Saturday, January 15, 2011
Ce-Ce and Farai Chisango are the Ben HaMelech/Bayna Amlak, the King’s Sons
“What is your book about?”
“It is about a sister and brother team of private detectives who are Rastafarians.”
“Detectives? I-man nuh deal wit’ detective an’dem kinda t’ing yuh know!”
This response, and its many variations is characteristic of what passes for wit in some circles of the Rastafarian community. Apparently, one cannot be a Rastafarian and a detective at the same time. To those who articulate this bizarre hypothesis, a detective is an instrument of Babylon, spying on the people. Therefore, a novel that depicts a pair of Rastafarian detectives must be part of a nefarious conspiracy to infiltrate the Rastafarian movement with detectives spying on every one.
Obviously, any one who makes this wild claim has never actually read any of the Dread Eye Detective Agency novels. It is likely that such people can read properly at all. What is disturbing is that once such a claim is repeated on the internet, it can be taken up by those seeking further knowledge of the Rastafari culture and faith.
Why can’t Rastafarians be detectives? Do we not have the same desire as the rest of the human race to see communities enjoy peace and security?
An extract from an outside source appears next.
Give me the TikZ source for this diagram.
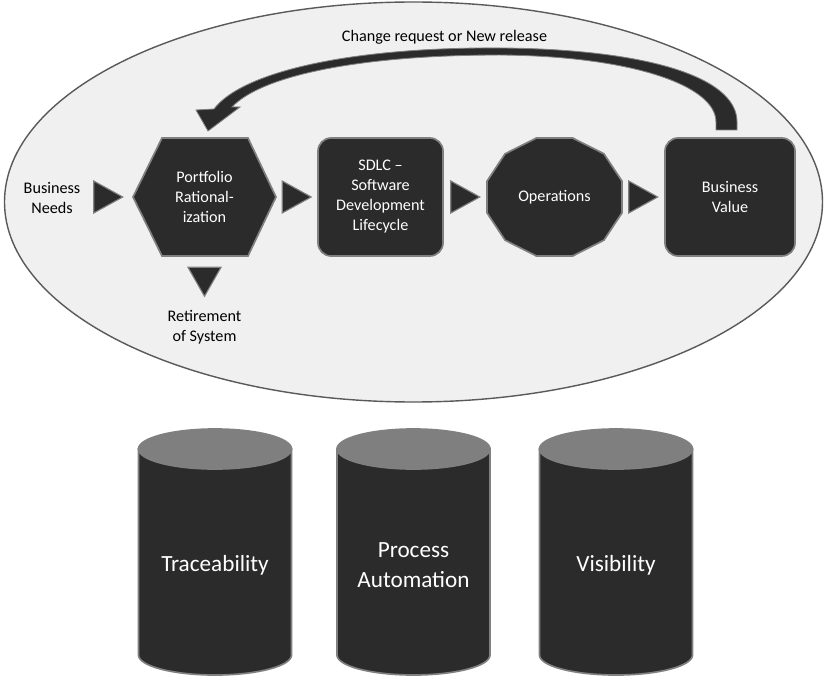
\documentclass[tikz,border=0pt]{standalone}
\usepackage{fontspec}
\setmainfont{Carlito}
\usetikzlibrary{calc}

\definecolor{shapefill}{HTML}{2B2B2B}
\definecolor{shapeline}{HTML}{808080}
\definecolor{ovalfill}{HTML}{F0F0F0}
\definecolor{ovalline}{HTML}{5A5A5A}
\definecolor{captop}{HTML}{7F7F7F}

\tikzset{
  darkshape/.style={fill=shapefill, draw=shapeline, line width=1.2pt},
  tri/.style={fill=shapefill, draw=shapeline, line width=0.8pt},
  smalltext/.style={font=\fontsize{11.5}{14.2}\selectfont, align=center},
  intext/.style={smalltext, text=white},
  bigtext/.style={font=\fontsize{16.5}{21.3}\selectfont, align=center, text=white},
}

\begin{document}
\begin{tikzpicture}[x=0.025cm, y=-0.025cm]
    \useasboundingbox (0,0) rectangle (827,682);

    % the lifecycle oval
    \filldraw[fill=ovalfill, draw=ovalline, line width=1pt] (413.5,202) ellipse (409 and 200);

    % loop back arrow
    \node[smalltext] (change) at (444.5,37) {Change request or New release};
    \filldraw[darkshape, line width=0.6pt] (737,130) -- (737,122)
        .. controls (737,75) and (640,49) .. (500,48)
        .. controls (350,47) and (242,72) .. (214,109)
        -- (196,110) -- (208,131) -- (240,107) -- (232,107)
        .. controls (262,75) and (362,55) .. (500,55)
        .. controls (630,56) and (716,85) .. (716,122)
        -- (716,130) -- cycle;

    % process shapes
    \coordinate (prc) at (204.5,197);
    \filldraw[darkshape] ($(prc)+(-71.5,0)$) -- ++(29,-59) -- ++(86,0) -- ++(28,59)
        -- ++(-28,59) -- ++(-86,0) -- cycle;
    \node[intext, minimum width=3.575cm, minimum height=2.95cm] (pr) at (prc) {Portfolio\\Rational-\\ization};

    \node[darkshape, intext, rounded corners=0.33cm, minimum width=3.125cm, minimum height=2.95cm] (sdlc) at (380.5,197) {SDLC --\\Software\\Development\\Lifecycle};

    \coordinate (opsc) at (554.5,197);
    \filldraw[darkshape] plot[samples=13, domain=15:375] ({554.5+69.9*cos(\x)},{197+61.1*sin(\x)}) -- cycle;
    \node[intext, minimum width=3.375cm, minimum height=2.95cm] (ops) at (opsc) {Operations};

    \node[darkshape, intext, rounded corners=0.33cm, minimum width=3.25cm, minimum height=2.95cm] (bv) at (730,197) {Business\\Value};

    % in and out
    \node[smalltext] (needs) at (52,198) {Business\\Needs};
    \node[smalltext] (retire) at (204.5,327) {Retirement\\of System};

    % triangles between the steps
    \filldraw[tri] ($(pr.west)+(-24.5,0)$) ++(-14.5,-16) -- ++(29,16) -- ++(-29,16) -- cycle;
    \foreach \a/\b in {pr/sdlc, sdlc/ops, ops/bv}
        \filldraw[tri] ($(\a.east)!0.5!(\b.west)$) ++(-14.5,-16) -- ++(29,16) -- ++(-29,16) -- cycle;
    \filldraw[tri] ($(pr.south)+(-16.5,11)$) -- ++(33,0) -- ++(-16.5,29) -- cycle;

    % pillars
    \foreach \cx/\nm/\txt in {215/trace/Traceability, 413.5/proc/{Process\\Automation}, 616/vis/Visibility} {
        \filldraw[darkshape] (\cx-76.5,449) -- (\cx-76.5,655)
            arc[start angle=180, end angle=0, x radius=76.5, y radius=20] -- (\cx+76.5,449) -- cycle;
        \filldraw[fill=captop, draw=shapeline, line width=1.2pt] (\cx,449) ellipse (76.5 and 20);
        \node[bigtext] (\nm) at (\cx,565) {\txt};
    }
\end{tikzpicture}
\end{document}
Do we not have the same intellectual capacity to investigate crime and bring offenders to justice?
I submit that the empty vessels repeating this absurd piece of pseudo-intellect are part of the Western lumpenproletariat that, by some strange twist of irony, have managed to establish themselves in the public eye as representative of the Rastafarian community. Not willing to work, blaming the “system” ad nauseaum.
It becomes more disturbing when one hears a Zimbabwean youth with dreadlocks repeating the same line: “I-man nuh deal wit’ detective an’dem kinda t’ing yuh know!” in the same accent. But then, he is just repeating what he has read, what is widely available to any one seeking information on Rastafari.
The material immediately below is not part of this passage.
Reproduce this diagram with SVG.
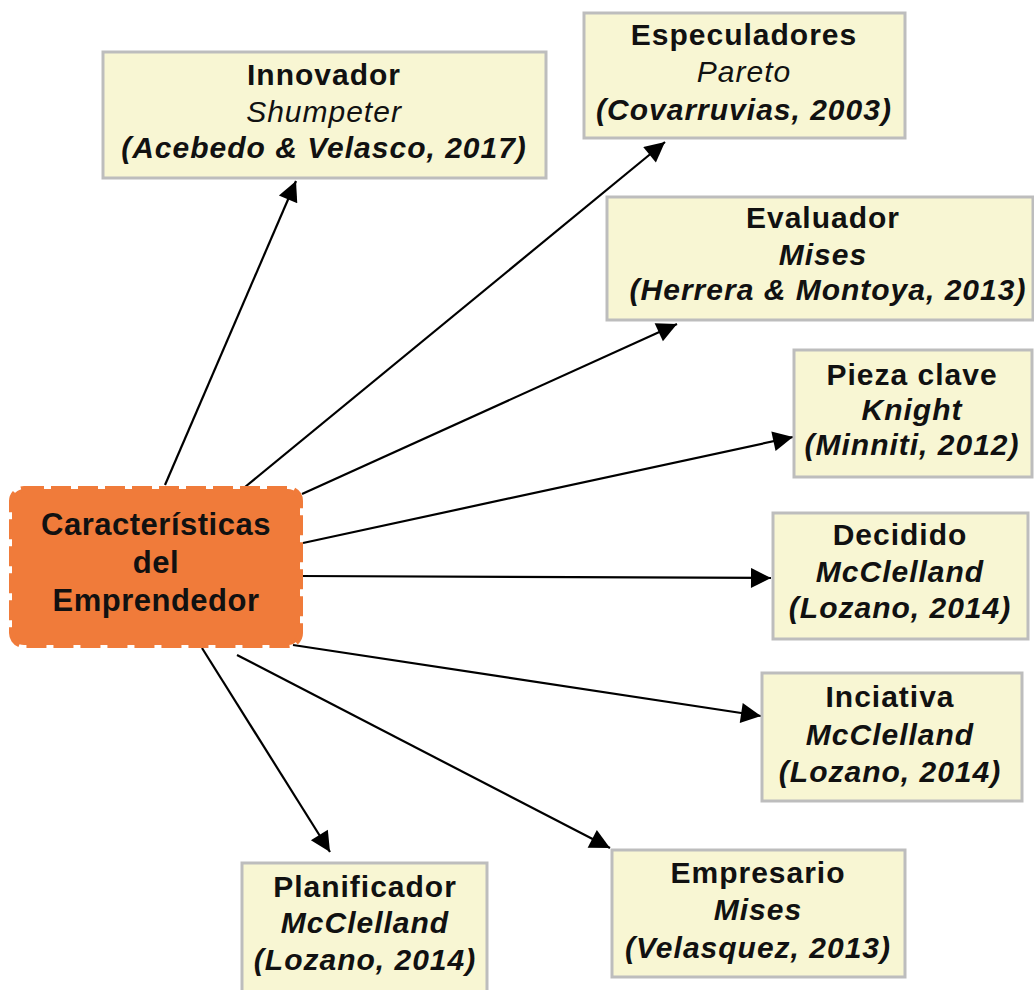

My heroine, Ce-Ce Chisango, tried to join the Zimbabwean police and was turned down because of its policy against dreadlocks. I don’t think there could be anything more contemporary Rastafarian than facing a type of discrimination that should have gone about the same time apartheid was lifted with the attainment of majority-rule in 1980, and finding an alternative route in life. Ce-Ce represents all that is good about the Rastafarian identity; she is educated, she has survived a bad marriage, she is accomplished and beautiful. If I could raise a daughter, I would want her to be like Ce-Ce. For anyone to see anything bad in that is strange.
There are police in the Bible. Many readers would have missed them because they are not called police or detectives in the Scriptures. They go by a rather curious name.
Then the king of Israel said, Take ye Micaiah, and carry him back to Amon the governor of the city, and to Joash the king’s son- II Chronicles 18:25.
In Ancient Israel: Its Life and Institutions, Roland de Vaux notes “ The expression ben hammelek, ‘son of the king’, is, however, used several times in contexts which seem to imply that it does not mean a son in the proper sense” He cites several other Biblical references and concludes, “None of these men appear to elsewhere as a member of the royal family. It seems therefore that in these four instances the title ‘king’s son’ denotes an office. This conclusion is perhaps confirmed by two discoveries in Palestine, one of a seal, the other of a stamp from a signet-ring: both have a proper name, followed by ‘king’s son’ in the place where other seals mention their owner’s office. These officials were not of very high rank; Yoash is named after the governor of the city and in three instances out of four their intervention is connected with prisoners. Probably, therefore, the ben hammelek was a..... police officer. The explanation may be that this officer was perhaps chosen originally from among the king’s sons.”
As it turns out, I can actually corroborate this observation with one of the culture of Zimbabwe. Today, the various traditional leaders tend to have their enforcement officer from among their own sons or grandsons or nephews. I remember one time when my grandfather came to the city to ask my older cousin if he would take up the post. Even the modern police are referred to idiomatically as “vana vamambo”, literally, “the king’s sons”. How many have queried the origin of this expression without realising that it has comparisons in Old Testament times?
It is this heritage that Ce-Ce and Farai Chisango draw their inspiration from. The King whose sons they are is His Imperial Majesty Emperor Haile Selassie I. It is the Rastafarian ideals of justice that they uphold. It is the desire of the Rastafarian people for a society where the powerful are righteous and the weak secure that guides them.